Alaric Snell-Pym has mentioned a future S3 backend. That would be even nicer.
Over the wire
As I mentioned, my current plan with Ugarit is to just get it saving files on my local backup server. This does imply getting data from the laptops up to the server upstairs.
I wanted to avoid having to setup NFS shares just for this. In my early rsync + hardlinks setup, the clients had scripts, run through cron, that tested for network connectivity, mounted the NFS share, rsynced, and unmounted. It worked but was fragile. Part of the reason I switched to Bacula was to solve this problem.
Ugarit is designed to work over ssh and does it very well. Here is some example config to show what I mean:
This is a line in the ugarit.conf config file on a client that defines the vault it is going to use, which in this case would be a directory on the same machine.
(storage "backend-fs fs /backup/vault")
For a remote vault, all you do is this:
(storage "ssh remote-host 'backend-fs fs /backup/vault'")

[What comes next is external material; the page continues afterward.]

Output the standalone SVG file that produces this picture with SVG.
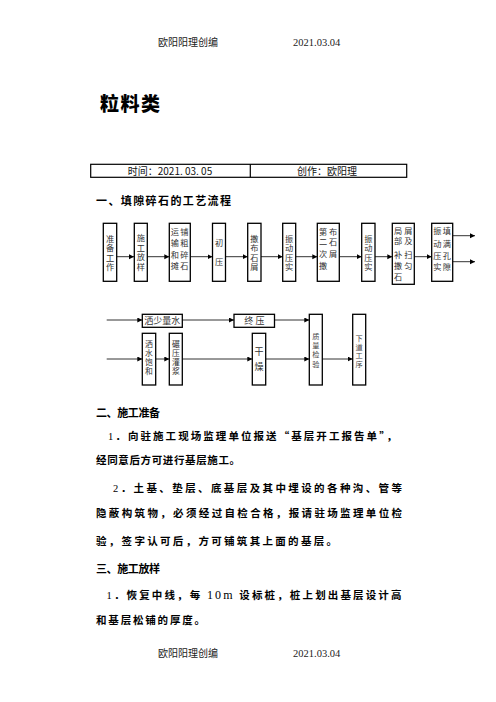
<svg xmlns="http://www.w3.org/2000/svg" width="496" height="702" viewBox="0 0 496 702">
<style>
.bg{fill:#fff}
.hdr{font-family:"Noto Sans CJK SC","Liberation Sans",sans-serif;font-size:10px;fill:#222}
.hdrn{font-family:"Liberation Serif",serif;font-size:10.5px;fill:#222}
.title{font-family:"Noto Sans CJK SC",sans-serif;font-size:19px;font-weight:900;fill:#000}
.cell{font-family:"Noto Sans CJK SC","Liberation Sans",sans-serif;font-size:10px;fill:#111}
.h{font-family:"Noto Sans CJK SC",sans-serif;font-size:11px;font-weight:700;fill:#000}
.p{font-family:"Noto Sans CJK SC",sans-serif;font-size:10.5px;font-weight:700;fill:#000}
.pn{font-family:"Liberation Serif",serif;font-weight:400}
.box{fill:#fff;stroke:#000;stroke-width:1.3}
.bt,.bh,.bv,.bs{font-family:"Liberation Serif","Noto Sans CJK SC",serif;fill:#333;text-anchor:middle}
.bt{font-size:8.2px}
.bh{font-size:9px}
.bv{font-size:7.8px}
.bs{font-size:7.2px;fill:#444}
.tbl{fill:none;stroke:#000;stroke-width:1.2}
.ln{stroke:#333;stroke-width:1;fill:none;marker-end:url(#ah)}
</style>
<defs>
<marker id="ah" markerUnits="userSpaceOnUse" markerWidth="6" markerHeight="6" refX="5" refY="2.5" orient="auto">
<path d="M0,0 L5,2.5 L0,5 z" fill="#000"/>
</marker>
</defs>
<rect class="bg" x="0" y="0" width="496" height="702"/>

<g id="header">
<text class="hdr" x="158" y="46">欧阳阳理创编</text>
<text class="hdrn" x="293" y="46">2021.03.04</text>
</g>

<text id="title" class="title" x="100" y="111" textLength="60" lengthAdjust="spacing">粒料类</text>

<g id="table">
<rect class="tbl" x="90.7" y="164.3" width="316" height="13"/>
<line class="tbl" x1="250.3" y1="164.3" x2="250.3" y2="177.3"/>
<text class="cell" x="170" y="174.5" text-anchor="middle">时间：2021. 03. 05</text>
<text class="cell" x="327" y="174.5" text-anchor="middle">创作：欧阳理</text>
</g>

<text id="sec1" class="h" x="96" y="205" textLength="135" lengthAdjust="spacing">一、填隙碎石的工艺流程</text>

<g id="connectors">
<line class="ln" x1="117" y1="256.7" x2="134" y2="256.7"/>
<line class="ln" x1="147.3" y1="256.7" x2="169.3" y2="256.7"/>
<line class="ln" x1="190.5" y1="256.7" x2="212.5" y2="256.7"/>
<line class="ln" x1="225.5" y1="256.7" x2="247.7" y2="256.7"/>
<line class="ln" x1="261" y1="256.7" x2="282.7" y2="256.7"/>
<line class="ln" x1="295.7" y1="256.7" x2="317.3" y2="256.7"/>
<line class="ln" x1="339.3" y1="256.7" x2="361.7" y2="256.7"/>
<line class="ln" x1="375" y1="256.7" x2="392.3" y2="256.7"/>
<line class="ln" x1="414.3" y1="256.7" x2="431.7" y2="256.7"/>
<line class="ln" x1="452.7" y1="235.7" x2="475" y2="235.7"/>
<line class="ln" x1="452.7" y1="261.7" x2="475" y2="261.7"/>
<line class="ln" x1="106.7" y1="320" x2="142.3" y2="320"/>
<line class="ln" x1="182.3" y1="320" x2="234" y2="320"/>
<line class="ln" x1="274.5" y1="320" x2="309.3" y2="320"/>
<line class="ln" x1="106.7" y1="359" x2="142.3" y2="359"/>
<line class="ln" x1="155.7" y1="359" x2="169.3" y2="359"/>
<line class="ln" x1="182.3" y1="359" x2="252.3" y2="359"/>
<line class="ln" x1="265.7" y1="359" x2="309.3" y2="359"/>
<line class="ln" x1="322.3" y1="359" x2="352.7" y2="359"/>
</g>

<g id="n1"><rect class="box" x="103.3" y="223.3" width="13.4" height="58"/>
<text class="bt"><tspan x="110" y="241.5">准</tspan><tspan x="110" y="251">备</tspan><tspan x="110" y="260.5">工</tspan><tspan x="110" y="270">作</tspan></text></g>

<g id="n2"><rect class="box" x="134.3" y="223.3" width="13" height="58"/>
<text class="bt"><tspan x="140.8" y="241">施</tspan><tspan x="140.8" y="250.5">工</tspan><tspan x="140.8" y="260">放</tspan><tspan x="140.8" y="269.5">样</tspan></text></g>

<g id="n3"><rect class="box" x="169.3" y="223.3" width="21" height="58"/>
<text class="bt"><tspan x="174.8" y="234.5">运</tspan><tspan x="184.4" y="234.5">铺</tspan><tspan x="174.8" y="246">输</tspan><tspan x="184.4" y="246">粗</tspan><tspan x="174.8" y="257.5">和</tspan><tspan x="184.4" y="257.5">碎</tspan><tspan x="174.8" y="268.5">摊</tspan><tspan x="184.4" y="268.5">石</tspan></text></g>

<g id="n4"><rect class="box" x="212.5" y="223.3" width="13" height="58"/>
<text class="bt"><tspan x="219" y="246">初</tspan><tspan x="219" y="264.5">压</tspan></text></g>

<g id="n5"><rect class="box" x="247.7" y="223.3" width="13.3" height="58"/>
<text class="bt"><tspan x="254.4" y="241.5">撒</tspan><tspan x="254.4" y="251">布</tspan><tspan x="254.4" y="260.5">石</tspan><tspan x="254.4" y="270">屑</tspan></text></g>

<g id="n6"><rect class="box" x="282.7" y="223.3" width="13" height="58"/>
<text class="bt"><tspan x="289.2" y="242">振</tspan><tspan x="289.2" y="251.3">动</tspan><tspan x="289.2" y="260.6">压</tspan><tspan x="289.2" y="269.9">实</tspan></text></g>

<g id="n7"><rect class="box" x="317.3" y="223.3" width="22" height="58"/>
<text class="bt"><tspan x="323" y="234.5">第</tspan><tspan x="333" y="234.5">布</tspan><tspan x="323" y="244.8">二</tspan><tspan x="333" y="244.8">石</tspan><tspan x="323" y="257">次</tspan><tspan x="333" y="257">屑</tspan><tspan x="323" y="269">撒</tspan></text></g>

<g id="n8"><rect class="box" x="361.7" y="223.3" width="13.3" height="58"/>
<text class="bt"><tspan x="368.3" y="242">振</tspan><tspan x="368.3" y="251.3">动</tspan><tspan x="368.3" y="260.6">压</tspan><tspan x="368.3" y="269.9">实</tspan></text></g>

<g id="n9"><rect class="box" x="392.3" y="223.3" width="22" height="61"/>
<text class="bt"><tspan x="398.2" y="234">局</tspan><tspan x="408.4" y="234">屑</tspan><tspan x="398.2" y="244">部</tspan><tspan x="408.4" y="244">及</tspan><tspan x="398.2" y="258">补</tspan><tspan x="408.4" y="258">扫</tspan><tspan x="398.2" y="268.5">撒</tspan><tspan x="408.4" y="268.5">匀</tspan><tspan x="398.2" y="279.5">石</tspan></text></g>

<g id="n10"><rect class="box" x="431.7" y="223.3" width="21" height="58"/>
<text class="bt"><tspan x="437.3" y="234">振</tspan><tspan x="446.9" y="234">填</tspan><tspan x="437.3" y="246.5">动</tspan><tspan x="446.9" y="246.5">满</tspan><tspan x="437.3" y="258.5">压</tspan><tspan x="446.9" y="258.5">孔</tspan><tspan x="437.3" y="269.5">实</tspan><tspan x="446.9" y="269.5">隙</tspan></text></g>

<g id="n11"><rect class="box" x="142.3" y="314.3" width="40" height="13"/>
<text class="bh" x="162.3" y="324">洒少量水</text></g>

<g id="n12"><rect class="box" x="234" y="314.3" width="40.5" height="13"/>
<text class="bh" x="254.3" y="324">终 压</text></g>

<g id="n13"><rect class="box" x="142.3" y="333.3" width="13.4" height="51.7"/>
<text class="bv"><tspan x="149" y="347">洒</tspan><tspan x="149" y="356">水</tspan><tspan x="149" y="365">饱</tspan><tspan x="149" y="374">和</tspan></text></g>

<g id="n14"><rect class="box" x="169.3" y="333.3" width="13" height="51.7"/>
<text class="bv"><tspan x="175.8" y="347">碾</tspan><tspan x="175.8" y="356">压</tspan><tspan x="175.8" y="365">灌</tspan><tspan x="175.8" y="374">浆</tspan></text></g>

<g id="n15"><rect class="box" x="252.3" y="333.3" width="13.4" height="51.7"/>
<text class="bh"><tspan x="259" y="354.7">干</tspan><tspan x="259" y="370.3">燥</tspan></text></g>

<g id="n16"><rect class="box" x="309.3" y="314.3" width="13" height="70.7"/>
<text class="bs"><tspan x="315.8" y="338.7">质</tspan><tspan x="315.8" y="347.8">量</tspan><tspan x="315.8" y="357.2">检</tspan><tspan x="315.8" y="366.5">验</tspan></text></g>

<g id="n17"><rect class="box" x="352.7" y="314.3" width="13" height="70.7"/>
<text class="bs"><tspan x="359.2" y="340.8">下</tspan><tspan x="359.2" y="349.5">道</tspan><tspan x="359.2" y="358.2">工</tspan><tspan x="359.2" y="366.9">序</tspan></text></g>

<g id="body">
<text class="h" x="96" y="417" textLength="64" lengthAdjust="spacing">二、施工准备</text>
<text class="p" x="108" y="439.5" textLength="289" lengthAdjust="spacing"><tspan class="pn">1</tspan>．向驻施工现场监理单位报送“基层开工报告单”，</text>
<text class="p" x="96" y="464" textLength="144" lengthAdjust="spacing">经同意后方可进行基层施工。</text>
<text class="p" x="113" y="492" textLength="289" lengthAdjust="spacing"><tspan class="pn">2</tspan>．土基、垫层、底基层及其中埋设的各种沟、管等</text>
<text class="p" x="96" y="517" textLength="306" lengthAdjust="spacing">隐蔽构筑物，必须经过自检合格，报请驻场监理单位检</text>
<text class="p" x="96" y="544.5" textLength="241" lengthAdjust="spacing">验，签字认可后，方可铺筑其上面的基层。</text>
<text class="h" x="96" y="572.5" textLength="64" lengthAdjust="spacing">三、施工放样</text>
<text class="p" x="106.5" y="598.5" textLength="295" lengthAdjust="spacing"><tspan class="pn">1</tspan>．恢复中线，每 <tspan class="pn" font-size="12">10m</tspan> 设标桩，桩上划出基层设计高</text>
<text class="p" x="96" y="623.5" textLength="109" lengthAdjust="spacing">和基层松铺的厚度。</text>
</g>

<g id="footer">
<text class="hdr" x="158" y="657">欧阳阳理创编</text>
<text class="hdrn" x="293" y="657">2021.03.04</text>
</g>
</svg>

Ugarit still needs to be installed on the remote host, but you don’t even need a remote config file. And that is all!
Ugarit has an ‘explore’ feature that lets you browse through the snapshots in your vault, and through the files in each snapshot. With a remote backup server, this feature still works completely seamlessly over ssh. It’s very nice, considering that all it takes is a single line of configuration.
So far so good…
I’ve been using this setup for a couple of weeks now, backing up two laptops, one Debian, one OS X, to a local server. Incremental backups are fairly fast, though not instantaneous, since Ugarit does have to look at a lot of files to decide which ones to back up.

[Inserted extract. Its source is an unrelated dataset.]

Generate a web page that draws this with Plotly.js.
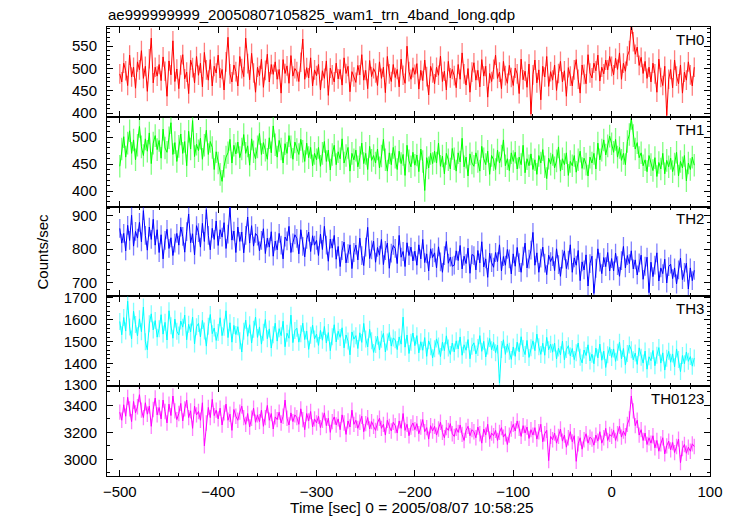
<!DOCTYPE html>
<html>
<head>
<meta charset="utf-8">
<script src="https://cdn.plot.ly/plotly-3.0.1.min.js"></script>
<style>html,body{margin:0;padding:0;background:#fff;}#chart{width:737px;height:516px;}</style>
</head>
<body>
<div id="chart"></div>
<script>
// Time axis: bins start at -500 s, 2 s apart (t = 0 is 2005/08/07 10:58:25)
const tStart = -500;
const tStep = 2;

const panelLabels = ["TH0", "TH1", "TH2", "TH3", "TH0123"];
const colors = ["#ff0000", "#00ff00", "#0000ff", "#00ffff", "#ff00ff"];
const errColors = ["rgba(255,0,0,0.5)", "rgba(0,255,0,0.5)", "rgba(0,0,255,0.5)", "rgba(0,255,255,0.5)", "rgba(255,0,255,0.5)"];
const errs = [22, 21, 28, 39, 57];
const yRanges = [[392, 593], [371, 538], [659, 927], [1295, 1707], [2876, 3543]];
const yDticks = [50, 50, 100, 100, 200];
const yMinor = [10, 10, 20, 20, 100];

const th0 = [
488,470,512,495,462,530,481,503,456,515,
497,540,478,505,449,522,568,468,503,483,
509,473,526,494,438,517,486,562,471,499,
455,508,531,477,492,444,519,502,468,527,
485,512,459,536,497,474,520,461,505,490,
530,479,498,452,515,570,488,470,508,493,
461,527,500,482,568,511,475,534,490,447,
503,484,521,458,496,532,470,509,487,515,
476,498,445,520,489,506,467,529,483,500,
493,471,514,566,476,502,479,524,461,497,
484,509,452,495,478,517,440,501,486,470,
512,477,498,463,524,489,505,448,493,481,
469,507,486,531,474,496,455,518,482,500,
490,462,515,478,503,446,527,488,471,509,
480,498,459,521,485,467,550,493,476,502,
487,511,454,496,473,519,482,441,505,490,
466,503,485,528,471,494,452,516,479,498,
484,457,509,476,535,488,463,500,447,492,
513,474,496,459,520,483,505,436,489,471,
498,530,478,492,455,516,484,467,507,480,
462,501,488,444,521,475,494,458,510,398,
486,519,468,497,430,505,481,527,460,493,
474,508,451,489,516,470,495,438,502,483,
461,497,520,476,445,508,487,466,531,490,
479,512,495,530,472,503,488,519,497,527,
505,486,523,498,535,476,512,494,528,540,
600,560,532,548,507,525,489,516,478,503,
470,512,488,447,521,480,462,505,395,476,
498,457,519,483,466,508,445,492,474,515,
486,461,503
];

const th1 = [
446,478,501,463,489,512,470,495,458,485,
520,482,466,497,474,508,451,489,503,477,
494,461,515,480,472,499,527,468,490,455,
483,506,470,492,447,511,478,531,464,487,
475,498,459,485,513,468,492,481,440,473,
452,431,418,446,463,471,496,452,485,469,
491,462,478,505,470,484,448,497,473,460,
482,507,468,490,476,459,499,471,521,486,
463,494,478,452,488,470,503,482,459,491,
477,468,496,474,455,489,462,481,447,470,
458,481,446,470,492,455,476,439,468,485,
449,473,460,497,452,466,481,437,470,458,
476,445,462,489,451,470,440,483,457,466,
452,478,443,465,496,458,437,471,449,481,
463,440,474,451,468,429,485,456,445,472,
448,467,436,478,455,401,462,443,470,451,
474,452,489,446,465,432,470,458,441,479,
460,437,471,454,498,445,463,428,469,452,
446,471,455,437,483,460,449,474,431,466,
458,440,476,452,465,495,447,460,438,471,
455,472,441,463,449,485,434,460,447,469,
440,458,431,466,452,477,445,423,461,450,
468,443,456,482,437,460,449,471,429,455,
447,466,435,458,474,442,461,450,428,463,
452,470,441,489,458,476,495,467,484,502,
488,472,496,463,481,457,470,449,492,505,
535,503,478,490,462,471,447,458,436,466,
449,438,462,427,453,441,470,432,457,445,
461,436,450,472,428,455,443,466,419,452,
440,463,448
];

const th2 = [
862,818,847,795,871,826,901,809,853,833,
880,822,915,841,797,866,829,889,812,858,
790,843,771,826,859,802,834,781,818,847,
812,866,838,791,852,905,819,846,783,870,
849,806,877,823,918,841,798,862,829,884,
811,858,836,879,802,845,925,827,854,790,
866,823,851,789,841,896,818,870,809,847,
839,795,826,861,787,833,806,852,779,824,
798,847,812,771,836,825,868,790,819,843,
832,786,858,808,777,829,851,793,840,812,
826,781,845,799,868,812,764,830,803,841,
770,808,748,796,821,759,787,813,742,790,
812,768,833,781,751,806,865,772,798,824,
761,805,782,829,754,796,818,743,788,811,
802,757,841,776,793,748,819,781,806,765,
794,752,813,771,829,760,786,735,801,775,
789,744,807,762,731,781,823,758,776,749,
752,795,766,811,741,779,757,803,728,784,
781,738,796,759,822,747,771,716,788,760,
746,790,763,813,735,778,752,799,771,726,
786,749,805,760,731,779,818,744,770,797,
850,752,789,731,773,806,758,724,782,763,
778,736,801,754,719,770,795,742,767,813,
731,774,752,796,706,762,738,783,690,757,
779,668,743,801,761,727,775,748,790,735,
772,735,788,751,719,766,808,744,781,757,
795,741,768,723,759,782,710,749,776,670,
761,718,752,789,705,744,727,770,699,748,
755,712,744,696,738,773,709,731,758,681,
744,706,737
];

const th3 = [
1592,1531,1610,1548,1685,1567,1512,1639,1578,1526,
1604,1545,1658,1499,1462,1581,1627,1553,1596,1520,
1559,1623,1534,1588,1507,1641,1572,1515,1603,1547,
1530,1594,1566,1621,1508,1579,1544,1612,1489,1568,
1583,1521,1597,1548,1479,1570,1624,1536,1562,1505,
1541,1609,1527,1565,1641,1518,1586,1497,1574,1532,
1568,1503,1452,1547,1598,1524,1577,1493,1556,1612,
1519,1567,1488,1542,1601,1513,1558,1470,1531,1584,
1502,1559,1527,1593,1476,1538,1515,1621,1495,1550,
1561,1497,1536,1584,1509,1548,1464,1529,1575,1512,
1534,1482,1551,1506,1569,1493,1541,1458,1522,1577,
1498,1547,1519,1563,1471,1530,1502,1439,1544,1511,
1527,1468,1540,1496,1583,1512,1475,1556,1503,1450,
1486,1524,1461,1510,1537,1452,1498,1541,1479,1516,
1508,1463,1521,1488,1612,1474,1530,1445,1497,1539,
1481,1527,1448,1499,1460,1518,1432,1503,1476,1425,
1467,1512,1479,1431,1497,1458,1526,1470,1441,1493,
1452,1503,1466,1521,1437,1485,1460,1509,1421,1478,
1494,1443,1472,1527,1455,1501,1429,1480,1514,1462,
1496,1449,1484,1310,1463,1508,1441,1489,1455,1418,
1475,1432,1497,1453,1522,1468,1440,1505,1427,1471,
1503,1458,1534,1476,1441,1492,1437,1519,1462,1488,
1451,1493,1420,1470,1439,1502,1416,1463,1481,1434,
1468,1417,1449,1493,1428,1402,1461,1436,1485,1411,
1442,1398,1470,1425,1488,1414,1456,1381,1439,1473,
1427,1466,1409,1451,1497,1420,1468,1392,1445,1484,
1462,1416,1447,1395,1471,1428,1401,1456,1373,1430,
1412,1459,1389,1437,1472,1401,1448,1369,1423,1455,
1405,1443,1384,1466,1418,1362,1436,1398,1452,1409,
1431,1387,1424
];

const th0123 = [
3350,3290,3405,3320,3460,3375,3280,3430,3345,3390,
3480,3365,3310,3420,3335,3395,3245,3370,3455,3330,
3385,3300,3440,3355,3270,3410,3325,3470,3360,3295,
3340,3415,3285,3375,3440,3310,3360,3230,3395,3330,
3355,3290,3420,3100,3270,3385,3310,3445,3325,3365,
3300,3380,3255,3345,3410,3290,3335,3215,3370,3320,
3290,3350,3395,3310,3260,3340,3240,3305,3380,3275,
3330,3280,3365,3245,3310,3400,3290,3340,3225,3315,
3295,3350,3270,3320,3440,3305,3255,3345,3280,3330,
3310,3260,3375,3295,3220,3340,3285,3355,3240,3300,
3270,3320,3235,3290,3345,3250,3305,3200,3280,3315,
3255,3300,3220,3330,3270,3185,3285,3240,3365,3260,
3290,3230,3275,3320,3205,3265,3310,3225,3280,3245,
3215,3270,3305,3230,3260,3180,3290,3245,3210,3275,
3250,3195,3285,3230,3340,3215,3260,3175,3240,3270,
3220,3265,3190,3240,3295,3205,3235,3150,3250,3210,
3245,3180,3225,3275,3200,3160,3235,3215,3265,3190,
3170,3230,3200,3255,3185,3140,3215,3245,3175,3220,
3205,3160,3240,3190,3120,3225,3180,3260,3150,3195,
3175,3215,3140,3200,3235,3165,3190,3110,3180,3225,
3260,3210,3285,3230,3170,3250,3195,3240,3155,3220,
3180,3235,3150,3205,3260,3130,3190,3215,2990,3170,
3145,3195,3120,3170,3225,3135,3180,3090,3160,3205,
3130,3175,2985,3115,3160,3075,3145,3190,3120,3165,
3150,3105,3180,3135,3205,3120,3160,3230,3140,3185,
3170,3215,3140,3190,3245,3165,3210,3175,3260,3300,
3470,3360,3250,3290,3180,3220,3140,3195,3110,3160,
3120,3175,3085,3140,3060,3115,3160,3040,3100,3135,
3070,3125,3050,3095,3150,2975,3080,3110,3045,3090,
3060,3115,3095
];

const series = [th0, th1, th2, th3, th0123];
const FONT = '"Liberation Sans", Arial, Helvetica, sans-serif';

const traces = [];
const layout = {
  width: 737, height: 516,
  margin: {l: 107, r: 27, t: 27, b: 40},
  paper_bgcolor: "#ffffff", plot_bgcolor: "#ffffff",
  showlegend: false,
  font: {family: FONT, size: 15, color: "#000"},
  title: {
    text: "ae999999999_20050807105825_wam1_trn_4band_long.qdp",
    x: 108 / 737, xanchor: "left", xref: "container",
    y: 1 - 15 / 516, yanchor: "middle", yref: "container",
    font: {family: FONT, size: 15, color: "#000"}
  },
  annotations: []
};

const n = series.length;
for (let i = 0; i < n; i++) {
  const sx = i === 0 ? "" : String(i + 1);
  traces.push({
    type: "scatter", mode: "lines",
    x0: tStart, dx: tStep,
    y: series[i],
    xaxis: "x" + sx, yaxis: "y" + sx,
    line: {color: colors[i], width: 1},
    error_y: {type: "constant", value: errs[i], color: errColors[i], thickness: 1.3, width: 0},
    hoverinfo: "skip"
  });
  const top = 1 - i / n;
  const bot = 1 - (i + 1) / n;
  layout["xaxis" + sx] = {
    domain: [0, 1], anchor: "y" + sx, range: [-513, 100],
    showgrid: false, zeroline: false,
    showline: true, linecolor: "#000", linewidth: 1, mirror: "ticks",
    ticks: "inside", ticklen: 6, tickwidth: 1, tickcolor: "#000",
    tick0: 0, dtick: 100,
    minor: {ticks: "inside", ticklen: 3, tickwidth: 1, tickcolor: "#000", tick0: 0, dtick: 20},
    showticklabels: i === n - 1,
    tickfont: {family: FONT, size: 15},
    ticklabelstandoff: 2,
    title: {text: ""}
  };
  layout["yaxis" + sx] = {
    domain: [bot, top], anchor: "x" + sx, range: yRanges[i],
    showgrid: false, zeroline: false,
    showline: true, linecolor: "#000", linewidth: 1, mirror: "ticks",
    ticks: "inside", ticklen: 6, tickwidth: 1, tickcolor: "#000",
    tick0: 0, dtick: yDticks[i],
    minor: {ticks: "inside", ticklen: 3, tickwidth: 1, tickcolor: "#000", tick0: 0, dtick: yMinor[i]},
    tickfont: {family: FONT, size: 15},
    ticklabelstandoff: 6
  };
  layout.annotations.push({
    text: panelLabels[i], xref: "paper", yref: "paper",
    x: 0.993, y: top - 0.004, xanchor: "right", yanchor: "top",
    showarrow: false, font: {family: FONT, size: 15, color: "#000"}
  });
}
layout.annotations.push({
  text: "Counts/sec", xref: "paper", yref: "paper",
  x: (42 - 107) / 603, y: 0.5, xanchor: "center", yanchor: "middle",
  textangle: -90, showarrow: false, font: {family: FONT, size: 15, color: "#000"}
});
layout.annotations.push({
  text: "Time [sec] 0 = 2005/08/07 10:58:25", xref: "paper", yref: "paper",
  x: (412 - 107) / 603, y: (476 - 507.5) / 449, xanchor: "center", yanchor: "middle",
  showarrow: false, font: {family: FONT, size: 15.5, color: "#000"}
});

Plotly.newPlot("chart", traces, layout, {staticPlot: true, displayModeBar: false});
</script>
</body>
</html>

My next step will be to automate the process, taking into account the fact that laptops are constantly going to sleep or offline. I’ll also have to figure out OS X’s equivalent of cron…
After that I will take a look at the alternate backend that ships with Ugarit, the logfile backend, that stores data in fixed size blocks (like 1GB) and keeps track of files in a separate sqlite database. This might be an interesting way to store data on something like S3 while we wait for Ugarit’s author to write that S3 backend.
And, like I mentioned, I would like try Ugarit on Dropbox or something Dropbox-ish. So anyway, lots of fun so far, but more to do.